THE Iberian Peninsula has not always had the same form which it now has, or the same plants, animals, or climate which are found there today. For example, it is said that Spain was once united by land with Africa, and also by way of Sicily, which had not yet become an island, with southern Italy, making a great lake of the western Mediterranean. The changes as a result of which the peninsula assumed its present characteristics belong to the field of geology, and need to be mentioned here only as affording some clue to the earliest colonization of the land. In like manner the description of the primitive peoples of Spain belongs more properly to the realm of ethnology.
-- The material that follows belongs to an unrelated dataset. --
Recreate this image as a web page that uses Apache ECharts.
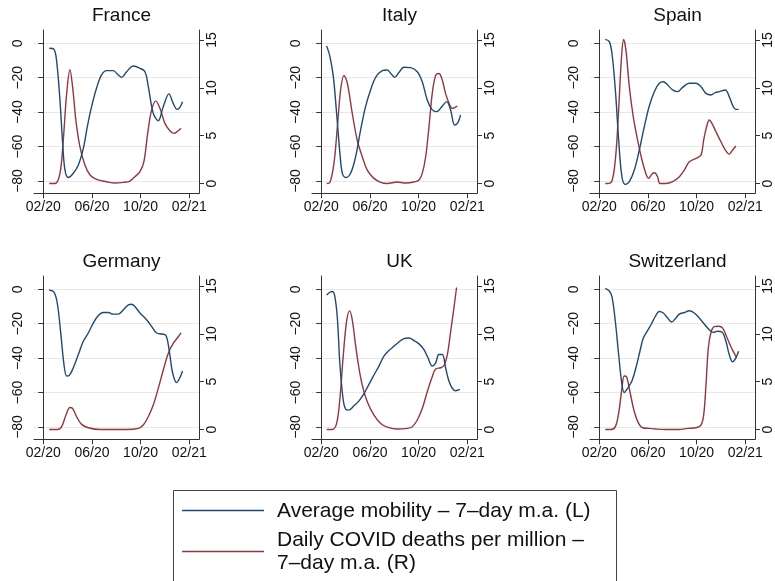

It is worthy of note, however, that there is no proof that the earliest type of man in Europe, the Neanderthal, or Canstadt, man,[4] existed in Spain, and it is believed that the next succeeding type, the Furfooz man, entered at a time when a third type, the Cromagnon, was already there. Evidences of the Cromagnon man are numerous in Spain. Peoples of this type may have been the original settlers of the Iberian Peninsula.[5] Like the Neanderthal and Furfooz men they are described generally as paleolithic men, for their implements were of rough stone. After many thousands of years the neolithic man, or man of the polished stone age, developed in Spain as in other parts of the world. In some respects the neolithic man of Spain differed from the usual European type, but was similar to the neolithic man of Greece. This has caused some writers to argue for a Greek origin of the early Spanish peoples, but others claim that similar manifestations might have developed independently in each region. Neolithic man was succeeded by men of the ages of the metals,—copper, bronze, and iron. The age of iron, at least, coincided with the entry into Spain of peoples who come within the sphere of recorded history. As early as the bronze age a great mixture of races had taken place in Spain, although the brachycephalic successors of the Cromagnon race were perhaps the principal type. These were succeeded by a people who probably arrived in pre-historic times, but later than the other races of those ages—that dolichocephalic group to which has been applied the name Iberians. They were the dominating people at the time of the arrival of the Phœnicians and Greeks.